Start of Data lines

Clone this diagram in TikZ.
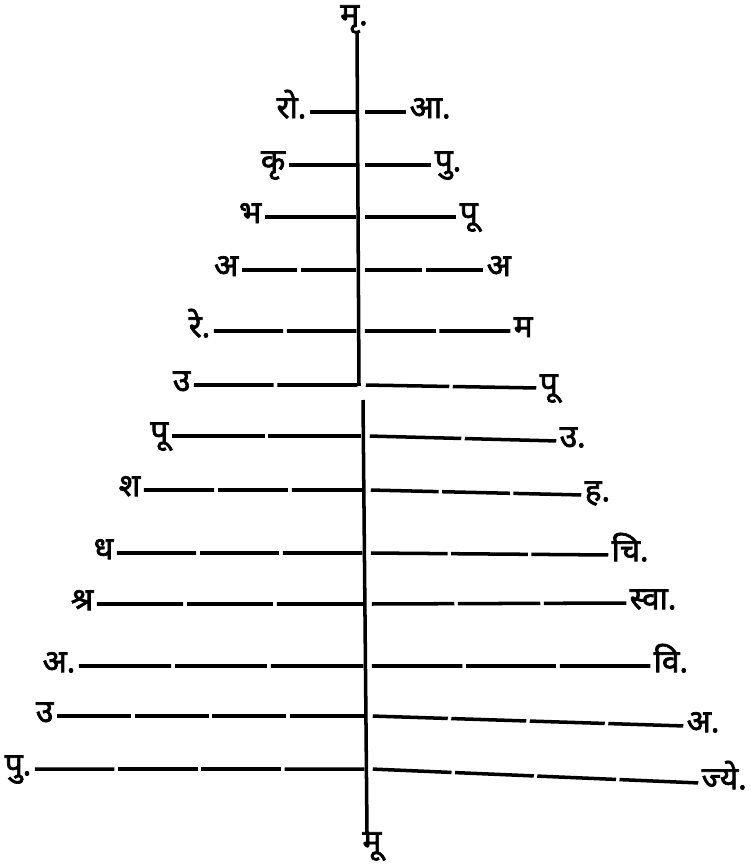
\documentclass[tikz,border=0pt]{standalone}
\usepackage{fontspec}
\newfontfamily\deva[Script=Devanagari,FakeBold=2.2]{Noto Sans}
\usetikzlibrary{calc}

\begin{document}
\begin{tikzpicture}[x=0.02cm,y=-0.02cm,line width=2pt,
  lbl/.style={font=\deva\fontsize{18}{20}\selectfont,inner sep=0pt,
    text height=0.7em,text depth=0pt}]
\useasboundingbox (0,0) rectangle (750,864);

% central line, broken below the sixth row
\coordinate (up1) at (357,33);
\coordinate (up2) at (359,386);
\coordinate (lo1) at (363,400);
\coordinate (lo2) at (367,833);
\node[lbl,anchor=base] (top) at (354,25) {मृ.};
\node[lbl,anchor=base] (bot) at (372,852) {मू};
\draw (up1) -- (up2);
\draw (lo1) -- (lo2);

\foreach \i/\yl/\yr/\ax/\lx/\ltxt/\rx/\rtxt/\n in {
  1/112/112/358/308/रो./408/आ./1,
  2/165/165/358/287/कृ/433/पु./1,
  3/217/217/358/263/भ/458/पू/1,
  4/270/270/358/240/अ/485/अ/2,
  5/331/331/358/212/रे./512/म/2,
  6/385/388/359/192/उ/538/पू/2,
  7/436/441/363/170/पू/558/उ./2,
  8/490/495/364/142/श/583/ह./3,
  9/553/555/364/115/ध/610/चि./3,
  10/604/603/365/95/श्र/628/स्वा./3,
  11/666/666/365/77/अ./652/वि./3,
  12/716/726/366/55/उ/685/अ./4,
  13/769/783/366/33/पु./700/ज्ये./4}
{
  \coordinate (A\i) at (\ax,\yl);
  \coordinate (B\i) at (\ax+5,\yl);
  \node[lbl,anchor=east] (L\i) at (\lx,\yl) {\ltxt};
  \node[lbl,anchor=west] (R\i) at (\rx,\yr) {\rtxt};
  \foreach \k in {1,...,\n}{
    \draw[shorten <=1pt,shorten >=1pt]
      ($(L\i.east)!{(\k-1)/\n}!(A\i)$) -- ($(L\i.east)!{\k/\n}!(A\i)$);
    \draw[shorten <=1pt,shorten >=1pt]
      ($(B\i)!{(\k-1)/\n}!(R\i.west)$) -- ($(B\i)!{\k/\n}!(R\i.west)$);
  }
}
\end{tikzpicture}
\end{document}
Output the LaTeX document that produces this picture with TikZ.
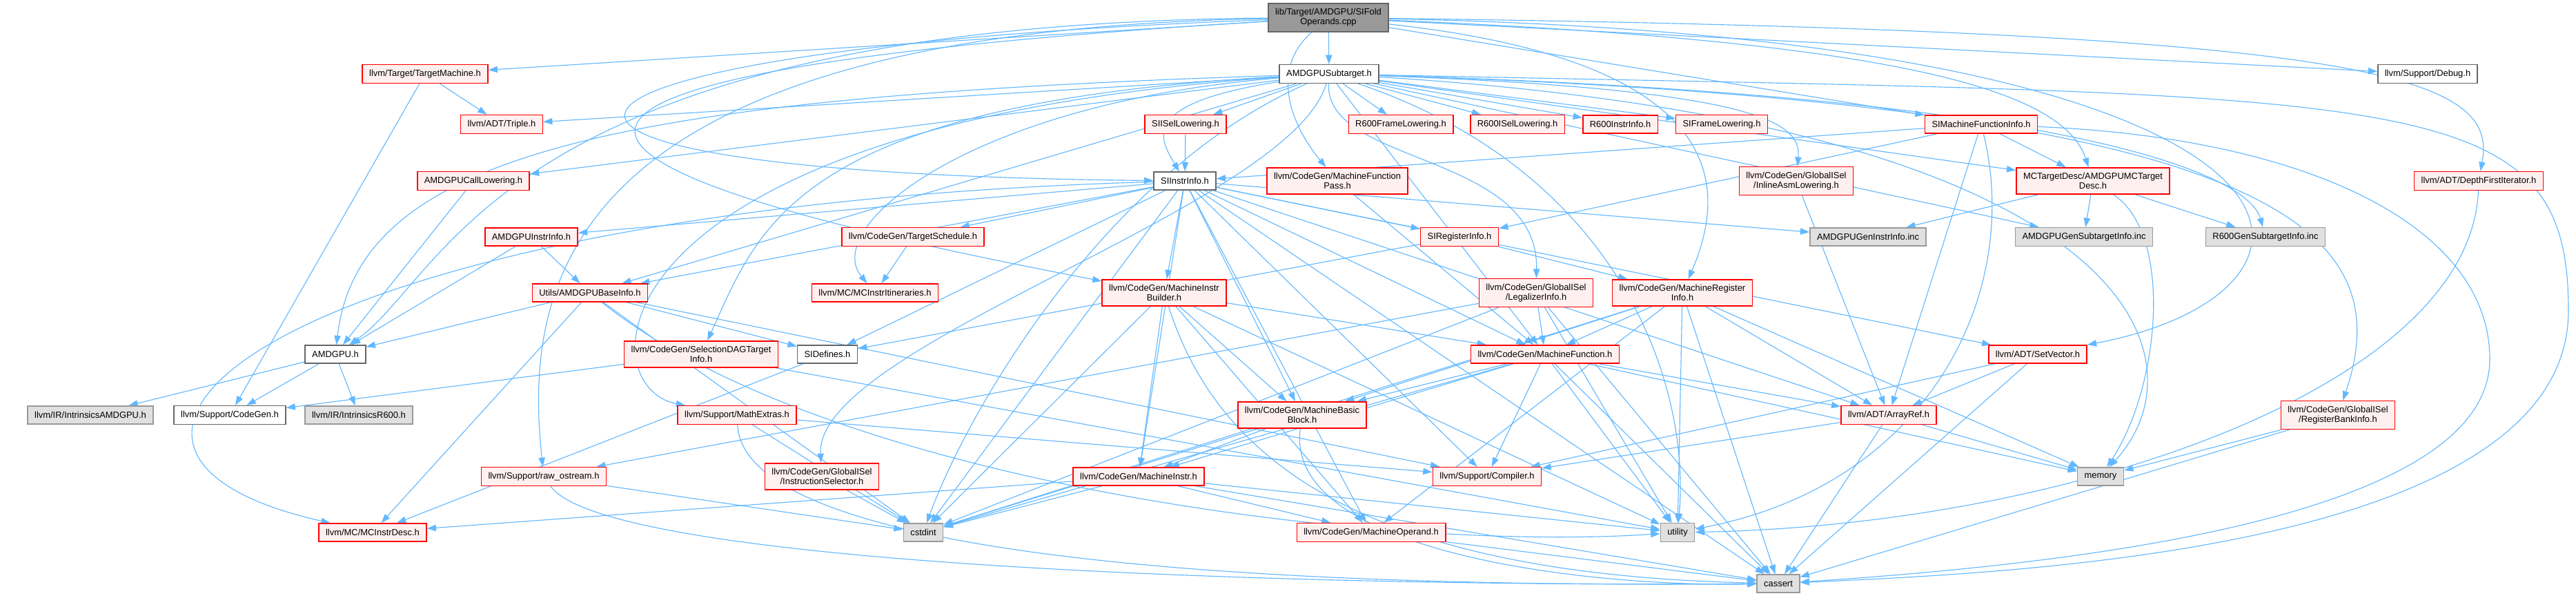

End of Data lines

▸ Stated exercise: Extract all the entries word for word; omit any pictures.

▸ Answer to the exercise:
Clone this diagram in TikZ.
\documentclass[tikz,border=0pt]{standalone}
\usepackage{fontspec}
\newfontfamily\deva[Script=Devanagari,FakeBold=2.2]{Noto Sans}
\usetikzlibrary{calc}

\begin{document}
\begin{tikzpicture}[x=0.02cm,y=-0.02cm,line width=2pt,
  lbl/.style={font=\deva\fontsize{18}{20}\selectfont,inner sep=0pt,
    text height=0.7em,text depth=0pt}]
\useasboundingbox (0,0) rectangle (750,864);

% central line, broken below the sixth row
\coordinate (up1) at (357,33);
\coordinate (up2) at (359,386);
\coordinate (lo1) at (363,400);
\coordinate (lo2) at (367,833);
\node[lbl,anchor=base] (top) at (354,25) {मृ.};
\node[lbl,anchor=base] (bot) at (372,852) {मू};
\draw (up1) -- (up2);
\draw (lo1) -- (lo2);

\foreach \i/\yl/\yr/\ax/\lx/\ltxt/\rx/\rtxt/\n in {
  1/112/112/358/308/रो./408/आ./1,
  2/165/165/358/287/कृ/433/पु./1,
  3/217/217/358/263/भ/458/पू/1,
  4/270/270/358/240/अ/485/अ/2,
  5/331/331/358/212/रे./512/म/2,
  6/385/388/359/192/उ/538/पू/2,
  7/436/441/363/170/पू/558/उ./2,
  8/490/495/364/142/श/583/ह./3,
  9/553/555/364/115/ध/610/चि./3,
  10/604/603/365/95/श्र/628/स्वा./3,
  11/666/666/365/77/अ./652/वि./3,
  12/716/726/366/55/उ/685/अ./4,
  13/769/783/366/33/पु./700/ज्ये./4}
{
  \coordinate (A\i) at (\ax,\yl);
  \coordinate (B\i) at (\ax+5,\yl);
  \node[lbl,anchor=east] (L\i) at (\lx,\yl) {\ltxt};
  \node[lbl,anchor=west] (R\i) at (\rx,\yr) {\rtxt};
  \foreach \k in {1,...,\n}{
    \draw[shorten <=1pt,shorten >=1pt]
      ($(L\i.east)!{(\k-1)/\n}!(A\i)$) -- ($(L\i.east)!{\k/\n}!(A\i)$);
    \draw[shorten <=1pt,shorten >=1pt]
      ($(B\i)!{(\k-1)/\n}!(R\i.west)$) -- ($(B\i)!{\k/\n}!(R\i.west)$);
  }
}
\end{tikzpicture}
\end{document}
Output the LaTeX document that produces this picture with TikZ.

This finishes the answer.